Phillip Bush (born January 4, 1961, in Ridgewood, New Jersey) is an American classical pianist, with a career focusing primarily on chamber music and contemporary classical music.

==Early life==
Phillip Bush was born to an American father and German mother and lived in Ridgewood, New Jersey. He grew up in Charlotte, North Carolina, where his father taught French at the University of North Carolina-Charlotte. Bush studied at the Peabody Conservatory with Leon Fleisher, and has said that he still considers Fleisher his major musical influence.

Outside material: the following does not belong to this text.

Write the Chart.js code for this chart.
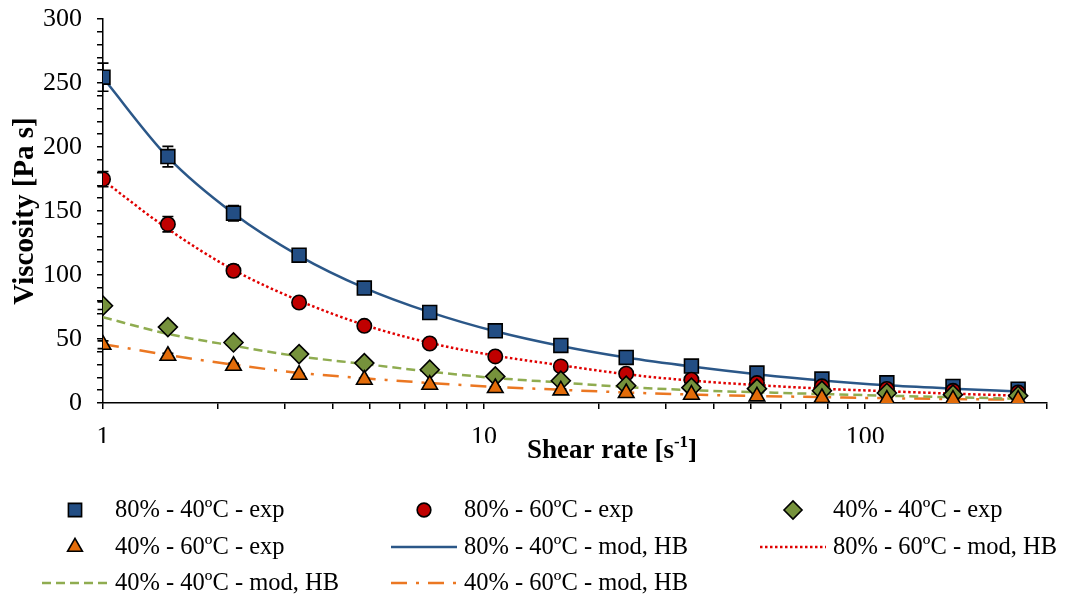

Bush spent two years at Banff Centre School of Fine Arts in Canada from 1981 to 1983; there he met Steve Reich and several other musicians who were formative influences for the direction of his career. He subsequently moved to New York City, and for most of his career was based there. In recent years he has made his home elsewhere in the U.S., teaching for several years at the University of Michigan and then moving to Columbia, South Carolina, where he lives today.

== Career==
He was winner of the 1983 American Piano Awards national competition and made his New York recital debut in 1984 at the Metropolitan Museum of Art. As a soloist, Bush has championed the work of many living composers, and has recorded piano works of Ben Johnston and John Zorn, among others. Bush is a regular at various chamber music festivals throughout the United States, and has collaborated with many major American instrumentalists. His work as a "sideman" in chamber and contemporary recording sessions currently stands at some thirty recordings on various labels including Virgin Classics, Sony, Koch International, Denon, and New World Records, with groups such as The Chamber Music Society of Lincoln Center. In 2007 he was named Music Director of the Chamber Music Conference and Composers' Forum of the East, an annual month-long summer festival on the campus of Bennington College in Vermont. In the autumn of 2014, Bush announced he would be stepping down from the position at the end of the 2015 BCMC, his ninth season.

In the contemporary music field, Bush was a keyboardist with Philip Glass' ensemble on and off from 1987 till 2007, and also with Steve Reich and Musicians from 1986 until 2008. Bush was the pianist for Milwaukee's Present music contemporary group from 1995 until he retired from the group in 2010. Other long group associations included a stint from 1992 to 1999 with the classical crossover piano quartet "Typhoon," led by violinist Iwao Furusawa and immensely popular in Japan through the 90s with several top-selling CDs. In 2001 Bush made his Carnegie Hall solo concerto debut on short notice, replacing an ailing Peter Serkin as soloist with the London Sinfonietta in concerti by Stravinsky and Alexander Goehr to critical acclaim. Bush's efforts on behalf of contemporary American music have earned him awards and grants from the Aaron Copland Fund and the National Endowment for the Arts. In 2012 Bush was named Associate Professor of Piano and Chamber Music at the University of South Carolina School of Music.